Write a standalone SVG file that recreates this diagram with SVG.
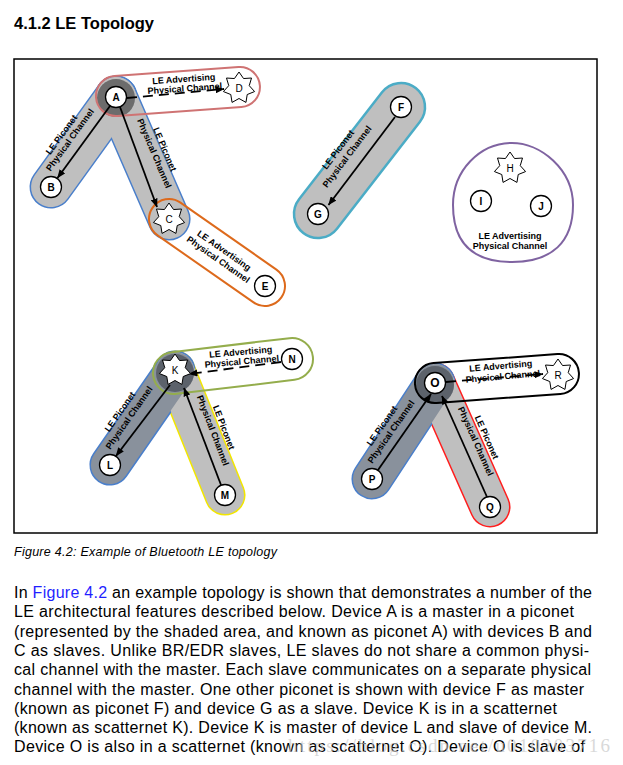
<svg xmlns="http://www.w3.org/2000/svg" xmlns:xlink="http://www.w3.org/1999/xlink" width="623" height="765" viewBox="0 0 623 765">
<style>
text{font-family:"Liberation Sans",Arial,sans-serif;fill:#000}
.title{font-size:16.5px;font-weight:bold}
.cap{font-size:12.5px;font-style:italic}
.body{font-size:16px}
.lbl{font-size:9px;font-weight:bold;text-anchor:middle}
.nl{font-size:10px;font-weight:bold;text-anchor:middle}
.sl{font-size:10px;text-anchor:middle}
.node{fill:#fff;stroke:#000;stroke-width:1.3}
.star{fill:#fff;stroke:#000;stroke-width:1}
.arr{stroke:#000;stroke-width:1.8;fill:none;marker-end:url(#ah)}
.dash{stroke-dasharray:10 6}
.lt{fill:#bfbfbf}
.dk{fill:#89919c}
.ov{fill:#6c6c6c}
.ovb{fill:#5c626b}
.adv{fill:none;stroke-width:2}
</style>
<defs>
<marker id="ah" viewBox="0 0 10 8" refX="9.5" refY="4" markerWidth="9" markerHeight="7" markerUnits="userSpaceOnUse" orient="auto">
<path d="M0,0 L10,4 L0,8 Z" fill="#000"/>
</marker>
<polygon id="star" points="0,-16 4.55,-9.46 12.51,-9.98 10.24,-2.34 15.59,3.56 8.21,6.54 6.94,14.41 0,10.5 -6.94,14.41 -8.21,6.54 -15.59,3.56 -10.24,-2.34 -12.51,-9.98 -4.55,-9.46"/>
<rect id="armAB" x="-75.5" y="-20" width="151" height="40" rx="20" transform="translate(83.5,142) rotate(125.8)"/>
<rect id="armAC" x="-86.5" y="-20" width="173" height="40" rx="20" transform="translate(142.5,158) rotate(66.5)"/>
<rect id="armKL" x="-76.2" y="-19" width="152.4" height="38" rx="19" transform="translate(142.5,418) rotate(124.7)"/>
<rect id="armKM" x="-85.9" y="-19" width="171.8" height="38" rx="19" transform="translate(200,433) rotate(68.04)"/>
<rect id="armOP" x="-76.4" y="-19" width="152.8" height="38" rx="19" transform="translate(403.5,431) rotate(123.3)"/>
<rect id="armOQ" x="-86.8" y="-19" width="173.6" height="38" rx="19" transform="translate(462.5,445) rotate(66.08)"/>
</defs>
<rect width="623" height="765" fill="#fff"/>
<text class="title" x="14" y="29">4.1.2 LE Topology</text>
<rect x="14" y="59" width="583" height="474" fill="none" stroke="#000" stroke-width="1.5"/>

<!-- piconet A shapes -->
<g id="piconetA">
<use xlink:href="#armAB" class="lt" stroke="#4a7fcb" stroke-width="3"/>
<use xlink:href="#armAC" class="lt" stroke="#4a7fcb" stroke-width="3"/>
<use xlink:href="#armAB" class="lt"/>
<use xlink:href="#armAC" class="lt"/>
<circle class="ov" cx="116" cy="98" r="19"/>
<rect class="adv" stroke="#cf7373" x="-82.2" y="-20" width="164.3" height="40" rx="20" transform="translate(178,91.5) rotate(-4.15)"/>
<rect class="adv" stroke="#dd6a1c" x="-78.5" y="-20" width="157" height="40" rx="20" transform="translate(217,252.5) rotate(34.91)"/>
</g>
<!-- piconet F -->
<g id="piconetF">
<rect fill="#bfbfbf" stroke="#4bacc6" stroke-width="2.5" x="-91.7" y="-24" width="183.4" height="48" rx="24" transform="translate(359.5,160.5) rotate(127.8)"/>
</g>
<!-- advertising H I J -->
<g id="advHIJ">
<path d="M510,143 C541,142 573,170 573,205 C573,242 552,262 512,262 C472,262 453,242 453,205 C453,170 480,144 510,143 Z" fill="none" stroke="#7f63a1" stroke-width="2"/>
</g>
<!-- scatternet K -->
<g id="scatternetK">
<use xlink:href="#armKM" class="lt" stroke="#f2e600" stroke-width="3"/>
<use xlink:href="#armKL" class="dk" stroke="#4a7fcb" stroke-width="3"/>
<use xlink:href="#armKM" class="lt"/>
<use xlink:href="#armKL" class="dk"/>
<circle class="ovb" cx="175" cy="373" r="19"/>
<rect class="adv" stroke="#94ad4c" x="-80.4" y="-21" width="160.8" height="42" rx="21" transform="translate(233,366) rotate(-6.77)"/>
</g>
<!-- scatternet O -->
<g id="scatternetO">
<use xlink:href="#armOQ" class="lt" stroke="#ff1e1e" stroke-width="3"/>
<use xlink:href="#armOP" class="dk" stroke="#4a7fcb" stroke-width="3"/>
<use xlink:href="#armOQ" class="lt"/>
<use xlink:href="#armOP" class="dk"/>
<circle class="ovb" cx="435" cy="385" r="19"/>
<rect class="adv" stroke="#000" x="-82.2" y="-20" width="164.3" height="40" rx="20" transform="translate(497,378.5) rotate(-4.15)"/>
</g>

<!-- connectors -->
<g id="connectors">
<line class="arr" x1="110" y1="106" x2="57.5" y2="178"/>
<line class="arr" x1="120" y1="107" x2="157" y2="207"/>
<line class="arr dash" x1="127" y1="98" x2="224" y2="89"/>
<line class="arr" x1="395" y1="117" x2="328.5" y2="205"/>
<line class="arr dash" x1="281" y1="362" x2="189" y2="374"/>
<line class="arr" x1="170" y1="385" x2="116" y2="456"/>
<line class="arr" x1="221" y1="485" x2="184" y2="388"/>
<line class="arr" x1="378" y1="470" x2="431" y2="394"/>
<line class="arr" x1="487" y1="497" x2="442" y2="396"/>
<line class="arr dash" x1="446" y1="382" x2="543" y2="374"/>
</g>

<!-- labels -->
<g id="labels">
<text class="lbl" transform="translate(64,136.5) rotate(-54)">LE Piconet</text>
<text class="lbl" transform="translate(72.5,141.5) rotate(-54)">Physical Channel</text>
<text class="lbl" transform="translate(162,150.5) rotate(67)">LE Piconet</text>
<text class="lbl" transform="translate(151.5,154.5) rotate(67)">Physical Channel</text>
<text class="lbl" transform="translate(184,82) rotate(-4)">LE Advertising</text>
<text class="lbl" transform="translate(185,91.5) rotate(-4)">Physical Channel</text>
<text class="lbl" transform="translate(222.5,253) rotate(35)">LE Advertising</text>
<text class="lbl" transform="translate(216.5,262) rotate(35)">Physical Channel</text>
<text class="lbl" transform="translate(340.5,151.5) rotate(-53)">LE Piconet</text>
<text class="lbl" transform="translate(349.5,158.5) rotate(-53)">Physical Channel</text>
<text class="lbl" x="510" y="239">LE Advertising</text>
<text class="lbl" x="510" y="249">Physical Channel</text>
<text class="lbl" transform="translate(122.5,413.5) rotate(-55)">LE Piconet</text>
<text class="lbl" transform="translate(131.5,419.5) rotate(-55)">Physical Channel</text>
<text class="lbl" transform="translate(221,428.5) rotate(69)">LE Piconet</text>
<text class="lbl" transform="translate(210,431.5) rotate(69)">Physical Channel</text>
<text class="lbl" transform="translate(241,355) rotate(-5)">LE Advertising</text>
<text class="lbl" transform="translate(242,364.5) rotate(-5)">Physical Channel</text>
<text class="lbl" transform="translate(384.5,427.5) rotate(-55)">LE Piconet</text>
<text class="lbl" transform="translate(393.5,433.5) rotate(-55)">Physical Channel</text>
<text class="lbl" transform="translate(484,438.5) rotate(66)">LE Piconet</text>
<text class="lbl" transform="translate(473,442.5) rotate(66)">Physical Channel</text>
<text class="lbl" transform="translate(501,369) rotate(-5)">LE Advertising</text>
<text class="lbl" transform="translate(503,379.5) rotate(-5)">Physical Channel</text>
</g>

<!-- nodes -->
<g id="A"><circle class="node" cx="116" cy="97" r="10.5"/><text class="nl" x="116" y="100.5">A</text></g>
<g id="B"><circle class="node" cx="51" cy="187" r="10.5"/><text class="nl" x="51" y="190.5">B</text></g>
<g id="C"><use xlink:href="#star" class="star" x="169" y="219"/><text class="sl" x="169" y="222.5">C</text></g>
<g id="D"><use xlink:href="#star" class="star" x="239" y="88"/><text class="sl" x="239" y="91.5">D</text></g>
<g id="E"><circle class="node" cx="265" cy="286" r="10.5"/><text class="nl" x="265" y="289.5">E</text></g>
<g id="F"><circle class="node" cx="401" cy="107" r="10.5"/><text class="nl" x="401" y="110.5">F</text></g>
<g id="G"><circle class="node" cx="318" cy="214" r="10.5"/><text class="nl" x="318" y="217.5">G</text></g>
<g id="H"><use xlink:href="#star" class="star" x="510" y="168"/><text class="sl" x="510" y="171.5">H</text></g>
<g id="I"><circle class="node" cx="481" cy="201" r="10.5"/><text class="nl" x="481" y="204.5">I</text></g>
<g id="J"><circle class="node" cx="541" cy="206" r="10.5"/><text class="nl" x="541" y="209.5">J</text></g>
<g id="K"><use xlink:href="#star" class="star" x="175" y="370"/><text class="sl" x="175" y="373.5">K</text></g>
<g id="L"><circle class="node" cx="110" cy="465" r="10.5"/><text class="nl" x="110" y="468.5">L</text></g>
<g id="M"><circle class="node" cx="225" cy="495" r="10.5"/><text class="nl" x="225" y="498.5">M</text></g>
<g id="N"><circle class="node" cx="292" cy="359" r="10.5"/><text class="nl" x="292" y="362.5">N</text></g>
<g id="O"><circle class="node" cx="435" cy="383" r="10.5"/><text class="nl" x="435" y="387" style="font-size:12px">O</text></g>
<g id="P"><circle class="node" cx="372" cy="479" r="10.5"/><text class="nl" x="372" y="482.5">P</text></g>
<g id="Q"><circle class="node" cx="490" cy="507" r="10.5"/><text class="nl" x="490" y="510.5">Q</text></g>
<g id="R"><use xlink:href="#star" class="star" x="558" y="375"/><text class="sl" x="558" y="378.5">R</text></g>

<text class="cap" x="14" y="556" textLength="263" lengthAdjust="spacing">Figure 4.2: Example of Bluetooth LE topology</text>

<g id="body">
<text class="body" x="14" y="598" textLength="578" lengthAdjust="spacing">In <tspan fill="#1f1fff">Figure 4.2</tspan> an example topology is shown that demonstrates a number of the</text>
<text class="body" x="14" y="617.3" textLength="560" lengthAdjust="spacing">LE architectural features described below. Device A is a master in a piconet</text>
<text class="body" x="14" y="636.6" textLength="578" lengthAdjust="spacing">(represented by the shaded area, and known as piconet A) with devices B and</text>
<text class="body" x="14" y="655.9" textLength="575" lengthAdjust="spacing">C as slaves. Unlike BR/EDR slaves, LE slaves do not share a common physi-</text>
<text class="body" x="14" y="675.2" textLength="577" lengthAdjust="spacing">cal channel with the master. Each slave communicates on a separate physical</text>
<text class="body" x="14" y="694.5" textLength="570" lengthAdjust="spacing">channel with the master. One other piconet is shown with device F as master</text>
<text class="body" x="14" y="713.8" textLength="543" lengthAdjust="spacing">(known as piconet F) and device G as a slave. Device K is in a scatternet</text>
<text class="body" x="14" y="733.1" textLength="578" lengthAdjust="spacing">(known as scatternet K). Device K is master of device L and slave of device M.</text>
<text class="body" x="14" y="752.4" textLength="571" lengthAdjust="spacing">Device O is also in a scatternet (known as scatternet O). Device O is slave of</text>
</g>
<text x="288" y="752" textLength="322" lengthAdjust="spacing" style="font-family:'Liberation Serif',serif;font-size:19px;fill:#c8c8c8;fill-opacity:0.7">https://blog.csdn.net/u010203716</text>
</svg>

----------

• _Task to complete_: In the listing above, find each line with the word "that" and copy it.

• _Complete output_:
Write a standalone SVG file that recreates this diagram with SVG.
<text class="body" x="14" y="598" textLength="578" lengthAdjust="spacing">In <tspan fill="#1f1fff">Figure 4.2</tspan> an example topology is shown that demonstrates a number of the</text>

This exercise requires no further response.